-- start of Data shown --

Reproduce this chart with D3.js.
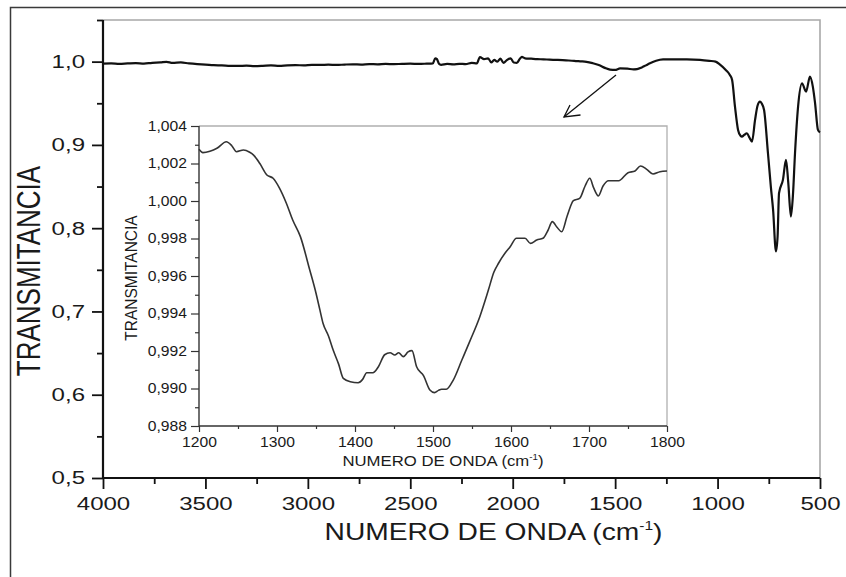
<!DOCTYPE html>
<html>
<head>
<meta charset="utf-8">
<script src="https://cdn.jsdelivr.net/npm/d3@7"></script>
<style>
  html, body { margin: 0; padding: 0; background: #fff; }
  svg { display: block; }
  text { font-family: "Liberation Sans", Arial, sans-serif; fill: #1a1a1a; }
</style>
</head>
<body>
<svg id="chart" width="846" height="577"></svg>
<script>
// FTIR spectrum, full range (cm^-1, transmittance)
const mainWavenumber = [
  4000, 3960, 3920, 3880, 3840, 3800, 3760, 3720, 3690, 3660, 3620, 3580, 3540, 3500,
  3460, 3420, 3380, 3340, 3300, 3260, 3220, 3180, 3140, 3100, 3060, 3020, 2980, 2940,
  2900, 2860, 2820, 2780, 2740, 2700, 2660, 2620, 2580, 2540, 2500, 2460, 2420, 2390,
  2378, 2370, 2360, 2350, 2320, 2290, 2260, 2230, 2200, 2175, 2160, 2140, 2120, 2105,
  2090, 2075, 2060, 2045, 2030, 2010, 1995, 1980, 1965, 1955, 1940, 1910, 1880, 1850,
  1820, 1780, 1740, 1700, 1670, 1640, 1610, 1580, 1550, 1525, 1500, 1476, 1440, 1410,
  1393, 1370, 1350, 1330, 1300, 1266, 1220, 1150, 1086, 1040, 1010, 988, 960, 940,
  929, 915, 900, 888, 881, 870, 857, 845, 832, 817, 805, 793, 785, 773, 754, 740,
  729, 715, 707, 700, 681, 666, 655, 642, 632, 622, 607, 588, 568, 549, 535, 524,
  510, 500
];
const mainTransmittance = [
  0.9975, 0.9980, 0.9972, 0.9978, 0.9983, 0.9976, 0.9986, 0.9990, 0.9998, 0.9985, 0.9990, 0.9978, 0.9970, 0.9965,
  0.9958, 0.9955, 0.9950, 0.9948, 0.9952, 0.9947, 0.9950, 0.9955, 0.9950, 0.9956, 0.9958, 0.9955, 0.9962, 0.9960,
  0.9963, 0.9960, 0.9965, 0.9968, 0.9965, 0.9970, 0.9968, 0.9972, 0.9970, 0.9973, 0.9975, 0.9972, 0.9976, 0.9980,
  1.0040, 1.0030, 0.9975, 0.9962, 0.9972, 0.9968, 0.9974, 0.9970, 0.9985, 0.9980, 1.0055, 1.0030, 1.0040, 0.9990,
  1.0020, 1.0000, 1.0035, 0.9985, 1.0015, 1.0040, 0.9990, 0.9985, 1.0035, 1.0056, 1.0040, 1.0035, 1.0030, 1.0028,
  1.0024, 1.0020, 1.0015, 1.0010, 1.0004, 0.9998, 0.9982, 0.9960, 0.9925, 0.9904, 0.9900, 0.9918, 0.9915, 0.9908,
  0.9910, 0.9930, 0.9955, 0.9980, 1.0010, 1.0026, 1.0028, 1.0028, 1.0022, 1.0010, 1.0000, 0.9964, 0.9900, 0.9840,
  0.9780, 0.9460, 0.9180, 0.9110, 0.9100, 0.9120, 0.9140, 0.9090, 0.9040, 0.9300, 0.9470, 0.9520, 0.9500, 0.9420, 0.8900, 0.8500,
  0.8220, 0.7720, 0.7900, 0.8420, 0.8580, 0.8820, 0.8550, 0.8140, 0.8400, 0.8900, 0.9460, 0.9740, 0.9640, 0.9820, 0.9700, 0.9500,
  0.9180, 0.9150
];

// Zoomed region 1200-1800 cm^-1
const insetWavenumber = [
  1200, 1205, 1214, 1223, 1235, 1242, 1248, 1257, 1265, 1270, 1278, 1287, 1295, 1303,
  1312, 1320, 1330, 1342, 1349, 1355, 1359, 1366, 1372, 1379, 1385, 1394, 1404, 1410,
  1415, 1423, 1430, 1438, 1445, 1451, 1456, 1462, 1468, 1473, 1479, 1488, 1496, 1502,
  1507, 1511, 1517, 1526, 1537, 1547, 1560, 1571, 1578, 1584, 1592, 1599, 1607, 1618,
  1625, 1633, 1641, 1647, 1653, 1659, 1665, 1672, 1680, 1688, 1695, 1701, 1706, 1712,
  1718, 1725, 1738, 1750, 1759, 1766, 1774, 1782, 1791, 1800
];
const insetTransmittance = [
  1.00276, 1.00258, 1.00265, 1.00281, 1.00316, 1.00295, 1.00263, 1.00272, 1.00260, 1.00245, 1.00200, 1.00139, 1.00121, 1.00070,
  0.99988, 0.99900, 0.99810, 0.99632, 0.99525, 0.99419, 0.99348, 0.99280, 0.99205, 0.99130, 0.99054, 0.99036, 0.99031, 0.99050,
  0.99084, 0.99084, 0.99116, 0.99180, 0.99191, 0.99179, 0.99191, 0.99170, 0.99195, 0.99202, 0.99116, 0.99067, 0.98992, 0.98978,
  0.98990, 0.98996, 0.98996, 0.99045, 0.99152, 0.99250, 0.99383, 0.99525, 0.99620, 0.99668, 0.99720, 0.99756, 0.99801, 0.99801,
  0.99774, 0.99792, 0.99801, 0.99840, 0.99890, 0.99860, 0.99836, 0.99920, 1.00002, 1.00014, 1.00080, 1.00121, 1.00070, 1.00027,
  1.00080, 1.00108, 1.00108, 1.00151, 1.00160, 1.00187, 1.00169, 1.00144, 1.00156, 1.00160
];

// Axis ticks
const mainXMajor = [4000, 3500, 3000, 2500, 2000, 1500, 1000, 500];
const mainXMinor = [3750, 3250, 2750, 2250, 1750, 1250, 750];
const mainYMajor = [0.5, 0.6, 0.7, 0.8, 0.9, 1.0];
const mainYMinor = [0.55, 0.65, 0.75, 0.85, 0.95, 1.05];
const insetXMajor = [1200, 1300, 1400, 1500, 1600, 1700, 1800];
const insetXMinor = [1250, 1350, 1450, 1550, 1650, 1750];
const insetYMajor = [0.988, 0.990, 0.992, 0.994, 0.996, 0.998, 1.000, 1.002, 1.004];
const insetYMinor = [0.989, 0.991, 0.993, 0.995, 0.997, 0.999, 1.001, 1.003];

const xTitle = "NUMERO DE ONDA (cm";
const yTitle = "TRANSMITANCIA";

const comma = d3.formatLocale({ decimal: ",", thousands: ".", grouping: [3], currency: ["", ""] });

const svg = d3.select("#chart");

// Outer frame of the figure
svg.append("rect")
  .attr("x", 10.5).attr("y", 7.5).attr("width", 900).attr("height", 700)
  .attr("fill", "none").attr("stroke", "#3a3a3a").attr("stroke-width", 1.5);

// ---------- Main panel ----------
const M = { left: 103, right: 820, top: 20, bottom: 478 };
const x = d3.scaleLinear().domain([4000, 500]).range([M.left, M.right]);
const y = d3.scaleLinear().domain([0.5, 1.05]).range([M.bottom, M.top]);

// light top / right frame lines
svg.append("path")
  .attr("d", `M${M.left},${M.top}H${M.right}V${M.bottom}`)
  .attr("fill", "none").attr("stroke", "#a8a8a8").attr("stroke-width", 1.6);

function stretchText(sel, sx, anchorX) {
  sel.each(function () {
    const t = d3.select(this);
    const xv = +t.attr("x") || 0;
    t.attr("x", xv / sx).attr("transform", `scale(${sx},1)`);
  });
}

const gMinorX = svg.append("g").attr("transform", `translate(0,${M.bottom})`)
  .call(d3.axisBottom(x).tickValues(mainXMinor).tickSize(6).tickFormat(""));
const gMajorX = svg.append("g").attr("transform", `translate(0,${M.bottom})`)
  .call(d3.axisBottom(x).tickValues(mainXMajor).tickSize(11).tickSizeOuter(0).tickPadding(8).tickFormat(d3.format("d")));
const gMinorY = svg.append("g").attr("transform", `translate(${M.left},0)`)
  .call(d3.axisLeft(y).tickValues(mainYMinor).tickSize(6).tickFormat(""));
const gMajorY = svg.append("g").attr("transform", `translate(${M.left},0)`)
  .call(d3.axisLeft(y).tickValues(mainYMajor).tickSize(11).tickSizeOuter(0).tickPadding(7).tickFormat(comma.format(".1f")));

[gMinorX, gMinorY].forEach(g => g.select(".domain").remove());
[gMinorX, gMajorX, gMinorY, gMajorY].forEach(g => {
  g.selectAll(".tick line").attr("stroke", "#111").attr("stroke-width", 1.8);
});
[gMajorX, gMajorY].forEach(g => {
  g.select(".domain").attr("stroke", "#111").attr("stroke-width", 2.2);
  g.selectAll(".tick text").attr("font-size", 18.5).attr("fill", "#1a1a1a")
    .attr("font-family", "Liberation Sans, Arial, sans-serif");
});
gMajorY.select(".domain").attr("d", `M0,${M.bottom}V${M.top}`);
gMajorX.select(".domain").attr("d", `M${M.left},0H${M.right}`);
stretchText(gMajorX.selectAll(".tick text"), 1.3);
stretchText(gMajorY.selectAll(".tick text"), 1.3);

// spectrum line
const mainData = mainWavenumber.map((w, i) => [w, mainTransmittance[i]]);
svg.append("path")
  .datum(mainData)
  .attr("fill", "none").attr("stroke", "#111").attr("stroke-width", 2.2)
  .attr("stroke-linejoin", "round")
  .attr("d", d3.line().x(d => x(d[0])).y(d => y(d[1])).curve(d3.curveMonotoneX));

// axis titles
const xt = svg.append("text")
  .attr("transform", `translate(${(M.left + M.right) / 2 + 32},540) scale(1.2,1)`)
  .attr("text-anchor", "middle").attr("font-size", 23.5);
xt.append("tspan").text(xTitle);
xt.append("tspan").attr("font-size", 13).attr("dy", -10).text("-1");
xt.append("tspan").attr("dy", 10).text(")");

svg.append("text")
  .attr("transform", `translate(40,271) scale(1.25,1) rotate(-90)`)
  .attr("text-anchor", "middle").attr("font-size", 26)
  .text(yTitle);

// pointer arrow towards the inset
const arrow = svg.append("g").attr("stroke", "#111").attr("stroke-width", 1.3).attr("fill", "none");
arrow.append("line").attr("x1", 616).attr("y1", 75).attr("x2", 564).attr("y2", 117);
arrow.append("path").attr("d", "M570,105 L564,117 L580.5,115");

// ---------- Inset panel ----------
const I = { left: 199, right: 667, top: 126, bottom: 426 };
const xi = d3.scaleLinear().domain([1200, 1800]).range([I.left, I.right]);
const yi = d3.scaleLinear().domain([0.988, 1.004]).range([I.bottom, I.top]);

svg.append("path")
  .attr("d", `M${I.left},${I.top}H${I.right}V${I.bottom}`)
  .attr("fill", "none").attr("stroke", "#b0b0b0").attr("stroke-width", 1.3);

const iMinorX = svg.append("g").attr("transform", `translate(0,${I.bottom})`)
  .call(d3.axisBottom(xi).tickValues(insetXMinor).tickSize(3).tickFormat(""));
const iMajorX = svg.append("g").attr("transform", `translate(0,${I.bottom})`)
  .call(d3.axisBottom(xi).tickValues(insetXMajor).tickSize(6).tickSizeOuter(0).tickPadding(5).tickFormat(d3.format("d")));
const iMinorY = svg.append("g").attr("transform", `translate(${I.left},0)`)
  .call(d3.axisLeft(yi).tickValues(insetYMinor).tickSize(4).tickFormat(""));
const iMajorY = svg.append("g").attr("transform", `translate(${I.left},0)`)
  .call(d3.axisLeft(yi).tickValues(insetYMajor).tickSize(8).tickSizeOuter(0).tickPadding(4).tickFormat(comma.format(".3f")));

[iMinorX, iMinorY].forEach(g => g.select(".domain").remove());
[iMinorX, iMajorX, iMinorY, iMajorY].forEach(g => {
  g.selectAll(".tick line").attr("stroke", "#333").attr("stroke-width", 1.2);
});
[iMajorX, iMajorY].forEach(g => {
  g.select(".domain").attr("stroke", "#333").attr("stroke-width", 1.4);
  g.selectAll(".tick text").attr("font-size", 14).attr("fill", "#333")
    .attr("font-family", "Liberation Sans, Arial, sans-serif");
});
iMajorY.select(".domain").attr("d", `M0,${I.bottom}V${I.top}`);
iMajorX.select(".domain").attr("d", `M${I.left},0H${I.right}`);
stretchText(iMajorX.selectAll(".tick text"), 1.12);
stretchText(iMajorY.selectAll(".tick text"), 1.12);

const insetData = insetWavenumber.map((w, i) => [w, insetTransmittance[i]]);
svg.append("path")
  .datum(insetData)
  .attr("fill", "none").attr("stroke", "#333").attr("stroke-width", 1.6)
  .attr("stroke-linejoin", "round")
  .attr("d", d3.line().x(d => xi(d[0])).y(d => yi(d[1])).curve(d3.curveMonotoneX));

const ixt = svg.append("text")
  .attr("transform", `translate(${(I.left + I.right) / 2 + 10},466) scale(1.08,1)`)
  .attr("text-anchor", "middle").attr("font-size", 15.5).attr("fill", "#333");
ixt.append("tspan").text(xTitle);
ixt.append("tspan").attr("font-size", 9).attr("dy", -6).text("-1");
ixt.append("tspan").attr("dy", 6).text(")");

svg.append("text")
  .attr("transform", `translate(137,278) scale(1.08,1) rotate(-90)`)
  .attr("text-anchor", "middle").attr("font-size", 15.5).attr("fill", "#333")
  .text(yTitle);
</script>
</body>
</html>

-- end of Data shown --

Among the lines of the material above, how many include the string "this"? Report only that number.

## The response
2